Pep Guardiola loves to stretch his opposition and that is when Liverpool are most susceptible, as the individual components of Klopp's supercharged machine become exposed. Klopp must decide whether to stick with the 19-year-old Alexander-Arnold, throw in the unsharp Nethaniel Clyne or perhaps turn to the ever-reliable James Milner, and he must choose whether to partner Joel Matip or Dejan Lovren with Virgil van Dijk. These decisions are crucial; it is a team game, but against Guardiola the game tends to be won and lost in isolated duels.
"We should finish the game with 11 first of all, that would be cool," said Klopp of his plans for City. "We know it's difficult. Did we think before the first [league game against City in September] we would lose 5-0? No. Did we think before the second [in January] we would win 4-3? No. Do we know we have a chance? Yes. But they are the favourites.
"At specific moments I think we are on a similar level but they have been much more consistent and that's why they are about 20 points higher in the league. I have no problem with respecting that. But we all know that in this game, it doesn't mean too much. We see our chance but we know it will be unbelievably difficult."

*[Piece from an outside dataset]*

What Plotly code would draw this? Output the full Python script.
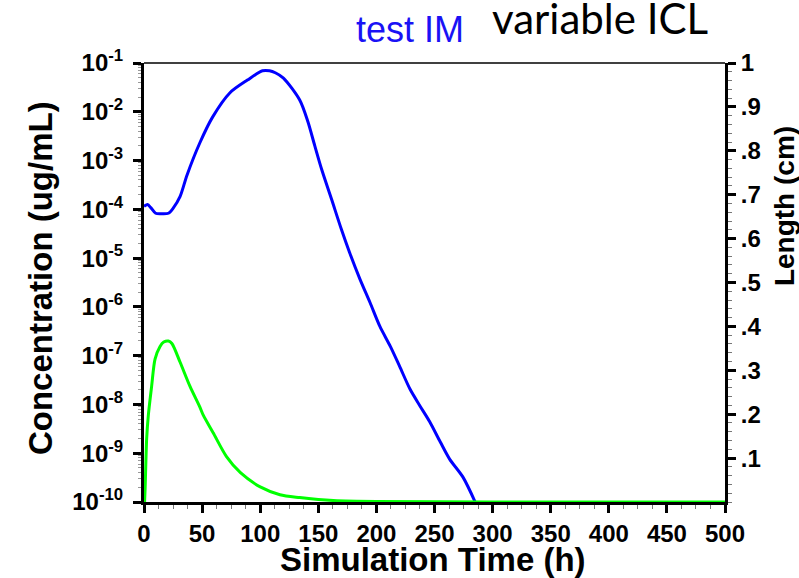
import plotly.graph_objects as go

# ---- data ----
blue_t = [0, 3, 6, 10, 15, 21, 25, 31, 37, 48, 59, 74, 89, 102, 108, 113, 120, 134, 141, 147,
          153, 161.5, 170, 177, 186, 194.5, 203, 212, 220, 229, 237.5, 246, 255, 263, 274.5, 285]
blue_log = [-3.94, -3.90, -3.97, -4.08, -4.09, -4.08, -3.98, -3.74, -3.30, -2.64, -2.11, -1.61,
            -1.35, -1.16, -1.16, -1.20, -1.31, -1.76, -2.20, -2.70,
            -3.19, -3.80, -4.42, -4.89, -5.44, -5.91, -6.40, -6.81, -7.22, -7.69, -8.03, -8.36,
            -8.77, -9.12, -9.49, -10.0]
blue_conc = [10 ** v for v in blue_log]

green_t = [0.5, 1, 2.3, 3.7, 6.6, 9.5, 13.8, 17, 21, 24, 31, 39.6, 48, 51, 59.5, 71, 83, 100,
           117, 134, 150, 163, 200, 300, 400, 500]
green_log = [-10.0, -9.7, -8.7, -8.23, -7.62, -7.07, -6.81, -6.72, -6.70, -6.75, -7.13, -7.63,
             -8.05, -8.22, -8.58, -9.07, -9.40, -9.69, -9.85, -9.91, -9.95, -9.97, -9.99,
             -10.0, -10.0, -10.0]
green_conc = [10 ** v for v in green_log]

x_ticks = [0, 50, 100, 150, 200, 250, 300, 350, 400, 450, 500]
y_tickvals = [1e-10, 1e-9, 1e-8, 1e-7, 1e-6, 1e-5, 1e-4, 1e-3, 1e-2, 1e-1]
y_ticktext = ["10<sup>-10</sup>", "10<sup>-9</sup>", "10<sup>-8</sup>", "10<sup>-7</sup>",
              "10<sup>-6</sup>", "10<sup>-5</sup>", "10<sup>-4</sup>", "10<sup>-3</sup>",
              "10<sup>-2</sup>", "10<sup>-1</sup>"]
y2_tickvals = [0.1, 0.2, 0.3, 0.4, 0.5, 0.6, 0.7, 0.8, 0.9, 1.0]
y2_ticktext = [".1", ".2", ".3", ".4", ".5", ".6", ".7", ".8", ".9", "1"]

FONT = "Liberation Sans, Arial, sans-serif"
tickfont = dict(family=FONT, size=24, color="black", weight="bold")

fig = go.Figure()
fig.add_trace(go.Scatter(x=blue_t, y=blue_conc, mode="lines",
                         line=dict(color="#0000FF", width=3, shape="spline", smoothing=0.8),
                         showlegend=False))
fig.add_trace(go.Scatter(x=green_t, y=green_conc, mode="lines",
                         line=dict(color="#00FF00", width=3, shape="spline", smoothing=0.8),
                         showlegend=False))
fig.add_trace(go.Scatter(x=[None], y=[None], yaxis="y2", mode="lines", showlegend=False,
                         hoverinfo="skip"))

fig.update_layout(
    width=799, height=578,
    margin=dict(l=144, r=74, t=63, b=76, autoexpand=False),
    paper_bgcolor="white", plot_bgcolor="white",
    xaxis=dict(range=[0, 500], tickvals=x_ticks, ticks="outside", ticklen=8, tickwidth=3,
               tickcolor="black", showline=True, linecolor="black", linewidth=3,
               showgrid=False, zeroline=False, tickfont=tickfont, layer="below traces",
               automargin=False,
               minor=dict(dtick=12.5, ticks="outside", ticklen=4, tickwidth=1,
                          tickcolor="#777777", showgrid=False)),
    yaxis=dict(type="log", range=[-10, -1], tickvals=y_tickvals, ticktext=y_ticktext,
               ticks="outside", ticklen=8, tickwidth=3, tickcolor="black",
               showline=True, linecolor="black", linewidth=3, showgrid=False,
               zeroline=False, tickfont=tickfont, layer="below traces", automargin=False,
               ticklabelstandoff=5,
               minor=dict(dtick="D1", ticks="outside", ticklen=3, tickwidth=1,
                          tickcolor="#999999", showgrid=False)),
    yaxis2=dict(overlaying="y", side="right", range=[0, 1], tickvals=y2_tickvals,
                ticktext=y2_ticktext, ticks="outside", ticklen=8, tickwidth=3,
                tickcolor="black", showline=True, linecolor="black", linewidth=3,
                showgrid=False, zeroline=False, tickfont=tickfont, automargin=False,
                minor=dict(dtick=0.02, ticks="outside", ticklen=4, tickwidth=1,
                           tickcolor="#777777", showgrid=False)),
    shapes=[dict(type="line", xref="paper", yref="paper", x0=0, x1=1, y0=1, y1=1,
                 line=dict(color="black", width=1.5))],
    annotations=[
        dict(text="Concentration (ug/mL)", xref="paper", yref="paper", x=-0.179, y=0.51,
             textangle=-90, showarrow=False, xanchor="center", yanchor="middle",
             font=dict(family=FONT, size=33, color="black", weight="bold")),
        dict(text="Length (cm)", xref="paper", yref="paper", x=1.1015, y=0.674,
             textangle=-90, showarrow=False, xanchor="center", yanchor="middle",
             font=dict(family=FONT, size=28, color="black", weight="bold")),
        dict(text="Simulation Time (h)", xref="paper", yref="paper", x=0.498, y=-0.131,
             showarrow=False, xanchor="center", yanchor="middle",
             font=dict(family=FONT, size=33, color="black", weight="bold")),
        dict(text="test IM", xref="paper", yref="paper", x=0.4578, y=1.0755,
             showarrow=False, xanchor="center", yanchor="middle",
             font=dict(family=FONT, size=36, color="#1A12F5")),
        dict(text="variable ICL", xref="paper", yref="paper", x=0.785, y=1.103,
             showarrow=False, xanchor="center", yanchor="middle",
             font=dict(family="Lato, Open Sans, sans-serif", size=42, color="black")),
    ],
)

fig.write_html("out.html", config={"displayModeBar": False},
               post_script="document.body.style.margin='0';document.body.style.overflow='hidden';")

Just like those two league encounters, Wednesday's meeting at Anfield promises plenty of goals, and how Klopp sets up his team will go some way to deciding who scores them. It promises to be a special spectacle, above all, because these two managers only know one way to play. "If I would have had the choice to watch a Champions League game on Wednesday, I would watch this one," added Klopp. "It is about tactics, but there will be fire in the game. So that's cool."